Collected Data

"Facebook killed TV. That is wildly oversimplified, of course, but probably as close to the truth as you can get in three words."

Paul Graham;

The TV networks already seem, grudgingly, to see where things are going, and have responded by putting their stuff, grudgingly, online. But they're still dragging their heels. They still seem to wish people would watch shows on TV instead, just as newspapers that put their stories online still seem to wish people would wait till the next morning and read them printed on paper. They should both just face the fact that the Internet is the primary medium.


They'd be in a better position if they'd done that earlier. When a new medium arises that's powerful enough to make incumbents nervous, then it's probably powerful enough to win, and the best thing they can do is jump in immediately.
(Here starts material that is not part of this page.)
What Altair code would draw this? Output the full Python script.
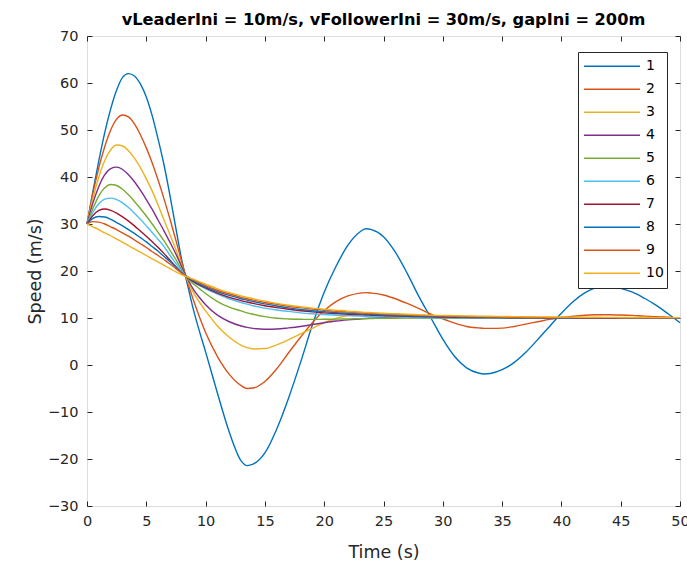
import altair as alt
import pandas as pd

T = [0, 0.5, 1, 1.5, 2, 2.5, 3, 3.5, 4, 4.5, 5, 5.5, 6, 6.5, 7, 7.5, 8, 8.5, 9, 9.5, 10,
     11, 12, 13, 13.5, 14,
     15, 16, 17, 18, 19, 20, 21, 22, 23,
     23.5,
     24, 25, 26, 27, 28, 29, 30, 31, 32, 33,
     33.5,
     34, 35, 36, 37, 38, 39, 40, 41, 42, 43,
     43.5,
     44, 45, 46, 47, 48, 49, 50]

S1 = [30, 37, 43.5, 49.5, 54.5, 58.5, 61.2, 62, 61.5, 59.8, 57, 53, 48, 42.5, 36, 29, 22.2, 16.8, 11.5, 7, 2.8,
      -6, -14.3, -20.4, -21.4, -21.1,
      -18.7, -13.6, -7, 0.5, 8.5, 15.5, 21, 25.5, 28.3,
      29,
      28.8, 27.3, 24, 19.5, 14.5, 10, 5.5, 1.8, -0.6, -1.7,
      -1.9,
      -1.8, -1, 0.5, 2.7, 5.4, 8.2, 11, 13.5, 15.4, 16.5,
      16.8,
      16.8, 16.3, 15.5, 14.2, 12.7, 10.9, 9]

S2 = [30, 36.5, 42, 46.5, 50, 52.3, 53.2, 52.8, 51.3, 49, 46.2, 43, 39.3, 35.3, 31, 26.5, 21.8, 17.5, 13.6, 10.1, 6.9,
      1.8, -2, -4.4, -5, -4.9,
      -3.5, -0.8, 2.6, 5.9, 9, 11.6, 13.5, 14.7, 15.3,
      15.4,
      15.3, 14.9, 14.1, 13.1, 12, 10.8, 9.8, 8.9, 8.2, 7.9,
      7.8,
      7.8, 7.85, 8.2, 8.7, 9.2, 9.7, 10.1, 10.4, 10.6, 10.7,
      10.7,
      10.7, 10.65, 10.55, 10.4, 10.3, 10.15, 10]

S3 = [30, 35.5, 40, 43.5, 45.8, 46.8, 46.6, 45.6, 44, 42, 39.6, 37, 34, 30.8, 27.7, 24.5, 21, 17.8, 15.3, 13.3, 11.5,
      8.3, 5.9, 4.2, 3.7, 3.4,
      3.5, 4.3, 5.4, 6.6, 7.8, 9, 9.9, 10.5, 10.8,
      10.9,
      10.9, 10.9, 10.8, 10.6, 10.45, 10.3, 10.2, 10.1, 10.05, 10,
      10,
      9.98, 9.97, 9.97, 9.98, 9.98, 9.99, 10, 10, 10, 10,
      10,
      10, 10, 10, 10, 10, 10, 10]

S4 = [30, 34.5, 38, 40.5, 41.8, 42.1, 41.6, 40.5, 39, 37.2, 35.2, 33.1, 30.8, 28.5, 26.1, 23.6, 20.8, 18.2, 16, 14.3, 12.8,
      10.6, 9.2, 8.3, 8, 7.8,
      7.6, 7.65, 7.9, 8.2, 8.6, 9, 9.35, 9.6, 9.8,
      9.9,
      9.95, 10.05, 10.1, 10.1, 10.1, 10.1, 10.05, 10.05, 10, 10,
      10,
      10, 10, 10, 10, 10, 10, 10, 10, 10, 10,
      10,
      10, 10, 10, 10, 10, 10, 10]

S5 = [30, 33.3, 36, 37.7, 38.4, 38.2, 37.4, 36.2, 34.8, 33.3, 31.7, 30, 28.2, 26.4, 24.4, 22.4, 20.2, 18.3, 17.2, 16.2, 15.2,
      13.5, 12.3, 11.5, 11.1, 10.8,
      10.3, 9.95, 9.8, 9.72, 9.7, 9.72, 9.75, 9.8, 9.85,
      9.87,
      9.9, 9.93, 9.96, 9.98, 10, 10, 10, 10, 10, 10,
      10,
      10, 10, 10, 10, 10, 10, 10, 10, 10, 10,
      10,
      10, 10, 10, 10, 10, 10, 10]

S6 = [30, 32.5, 34.3, 35.3, 35.5, 35.2, 34.5, 33.5, 32.3, 31, 29.6, 28.2, 26.7, 25.2, 23.3, 21.6, 19.9, 18.5, 17.6, 16.9, 16.2,
      15.1, 14.1, 13.3, 12.95, 12.6,
      12.1, 11.7, 11.4, 11.1, 10.9, 10.75, 10.6, 10.5, 10.4,
      10.37,
      10.33, 10.27, 10.2, 10.15, 10.1, 10.08, 10.05, 10.03, 10.02, 10,
      10,
      10, 10, 10, 10, 10, 10, 10, 10, 10, 10,
      10,
      10, 10, 10, 10, 10, 10, 10]

S7 = [30, 31.8, 32.9, 33.2, 32.9, 32.3, 31.5, 30.6, 29.6, 28.5, 27.4, 26.2, 25, 23.7, 22.3, 20.9, 19.5, 18.5, 17.7, 17, 16.4,
      15.3, 14.4, 13.7, 13.4, 13.1,
      12.6, 12.2, 11.85, 11.55, 11.3, 11.1, 10.95, 10.8, 10.7,
      10.65,
      10.6, 10.5, 10.42, 10.35, 10.3, 10.25, 10.2, 10.16, 10.13, 10.1,
      10.09,
      10.08, 10.07, 10.06, 10.05, 10.04, 10.03, 10.02, 10.02, 10.01, 10.01,
      10.01,
      10, 10, 10, 10, 10, 10, 10]

S8 = [30, 31.2, 31.6, 31.5, 31, 30.3, 29.6, 28.8, 28, 27.1, 26.2, 25.2, 24.2, 23.1, 22, 20.8, 19.6, 18.7, 17.9, 17.2, 16.6,
      15.6, 14.8, 14.1, 13.8, 13.5,
      13, 12.55, 12.15, 11.8, 11.55, 11.35, 11.15, 11, 10.85,
      10.8,
      10.75, 10.65, 10.55, 10.48, 10.4, 10.35, 10.3, 10.25, 10.2, 10.17,
      10.15,
      10.14, 10.12, 10.1, 10.08, 10.07, 10.06, 10.05, 10.04, 10.03, 10.03,
      10.02,
      10.02, 10.02, 10.01, 10.01, 10.01, 10, 10]

S9 = [30, 30.5, 30.4, 30, 29.4, 28.8, 28.1, 27.4, 26.6, 25.8, 25, 24.1, 23.3, 22.4, 21.5, 20.5, 19.5, 18.7, 18.1, 17.5, 16.9,
      15.9, 15.1, 14.4, 14.1, 13.8,
      13.3, 12.9, 12.5, 12.2, 11.9, 11.65, 11.45, 11.25, 11.1,
      11.05,
      11, 10.85, 10.75, 10.65, 10.55, 10.5, 10.4, 10.35, 10.3, 10.25,
      10.23,
      10.21, 10.18, 10.15, 10.13, 10.11, 10.1, 10.08, 10.07, 10.06, 10.05,
      10.05,
      10.04, 10.04, 10.03, 10.03, 10.02, 10.02, 10.02]

S10 = [30, 29.4, 28.8, 28.1, 27.5, 26.8, 26.1, 25.4, 24.7, 24, 23.3, 22.6, 21.9, 21.2, 20.5, 19.8, 19.2, 18.7, 18.2, 17.7, 17.2,
       16.2, 15.4, 14.7, 14.4, 14.1,
       13.6, 13.1, 12.7, 12.4, 12.1, 11.85, 11.65, 11.45, 11.3,
       11.2,
       11.15, 11, 10.9, 10.8, 10.7, 10.6, 10.55, 10.5, 10.45, 10.4,
       10.38,
       10.36, 10.33, 10.3, 10.27, 10.24, 10.22, 10.2, 10.18, 10.16, 10.15,
       10.14,
       10.13, 10.12, 10.11, 10.1, 10.09, 10.08, 10.07]

NAMES = ["1", "2", "3", "4", "5", "6", "7", "8", "9", "10"]
COLORS = ["#0072BD", "#D95319", "#EDB120", "#7E2F8E", "#77AC30",
          "#4DBEEE", "#A2142F", "#0072BD", "#D95319", "#EDB120"]
SERIES = [S1, S2, S3, S4, S5, S6, S7, S8, S9, S10]
X_TICKS = [0, 5, 10, 15, 20, 25, 30, 35, 40, 45, 50]
Y_TICKS = [-30, -20, -10, 0, 10, 20, 30, 40, 50, 60, 70]

rows = []
for k, (name, vals) in enumerate(zip(NAMES, SERIES)):
    for t, v in zip(T, vals):
        rows.append({"t": t, "v": v, "s": name, "k": k})
df = pd.DataFrame(rows)

W, H = 593, 470
FONT = "DejaVu Sans"
AX = "#262626"

xs = alt.Scale(domain=[0, 50], nice=False, zero=False)
ys = alt.Scale(domain=[-30, 70], nice=False, zero=False)

main = alt.Chart(df).mark_line(strokeWidth=1.4, interpolate="monotone").encode(
    x=alt.X("t:Q", scale=xs, axis=alt.Axis(
        orient="bottom", values=X_TICKS, ticks=False, domain=False, grid=False,
        labelFlush=False, labelOverlap=False,
        title="Time (s)", titleFontSize=17.5, titleFontWeight="normal", titleColor=AX,
        titleFont=FONT, labelFont=FONT, labelFontSize=14.5, labelColor=AX,
        labelPadding=8, titlePadding=16)),
    y=alt.Y("v:Q", scale=ys, axis=alt.Axis(
        orient="left", values=Y_TICKS, ticks=False, domain=False, grid=False,
        labelFlush=False, labelOverlap=False,
        title="Speed (m/s)", titleFontSize=17.5, titleFontWeight="normal", titleColor=AX,
        titleFont=FONT, labelFont=FONT, labelFontSize=14.5, labelColor=AX,
        labelPadding=9, titlePadding=3)),
    color=alt.Color("s:N", sort=NAMES, scale=alt.Scale(domain=NAMES, range=COLORS),
                    legend=alt.Legend(
                        title=None, orient="none", legendX=491, legendY=16,
                        symbolType="stroke", symbolSize=3136, symbolStrokeWidth=1.4,
                        symbolOffset=2,
                        labelFont=FONT, labelFontSize=14, labelColor="#000",
                        fillColor="white", strokeColor=AX, padding=3,
                        labelOffset=5, clipHeight=22.6, rowPadding=0)),
    order=alt.Order("k:Q"),
)

ticks_a = alt.Chart(df).mark_line(opacity=0).encode(
    x=alt.X("t:Q", scale=xs, axis=alt.Axis(
        orient="top", offset=-H, values=X_TICKS, labels=False, domain=False,
        grid=False, ticks=True, tickSize=5, tickColor=AX, title=None)),
    y=alt.Y("v:Q", scale=ys, axis=alt.Axis(
        orient="right", offset=-W, values=Y_TICKS, labels=False, domain=False,
        grid=False, ticks=True, tickSize=5, tickColor=AX, title=None)),
    detail="s:N",
)

ticks_b = alt.Chart(df).mark_line(opacity=0).encode(
    x=alt.X("t:Q", scale=xs, axis=alt.Axis(
        orient="bottom", offset=-H, values=X_TICKS, labels=False, domain=False,
        grid=False, ticks=True, tickSize=5, tickColor=AX, title=None)),
    y=alt.Y("v:Q", scale=ys, axis=alt.Axis(
        orient="left", offset=-W, values=Y_TICKS, labels=False, domain=False,
        grid=False, ticks=True, tickSize=5, tickColor=AX, title=None)),
    detail="s:N",
)

chart = alt.layer(main, ticks_a, ticks_b).resolve_axis(
    x="independent", y="independent"
).properties(
    width=W, height=H,
    autosize=alt.AutoSizeParams(type="none"),
    padding={"left": 87, "top": 36, "right": 7, "bottom": 58},
    title=alt.TitleParams(
        text="vLeaderIni = 10m/s, vFollowerIni = 30m/s, gapIni = 200m",
        font=FONT, fontSize=16.2, fontWeight="bold", color="#000",
        anchor="middle", offset=0),
).configure_view(stroke=AX, strokeWidth=1).configure(background="white")

chart.save("out.html", embed_options={"renderer": "svg", "actions": False})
Whether they like it or not, big changes are coming, because the Internet dissolves the two cornerstones of broadcast media: synchronicity and locality. On the Internet, you don't have to send everyone the same signal, and you don't have to send it to them from a local source. People will watch what they want when they want it, and group themselves according to whatever shared interest they feel most strongly. Maybe their strongest shared interest will be their physical location, but I'm guessing not. Which means local TV is probably dead. It was an artifact of limitations imposed by old technology. If someone were creating an Internet-based TV company from scratch now, they might have some plan for shows aimed at specific regions, but it wouldn't be a top priority.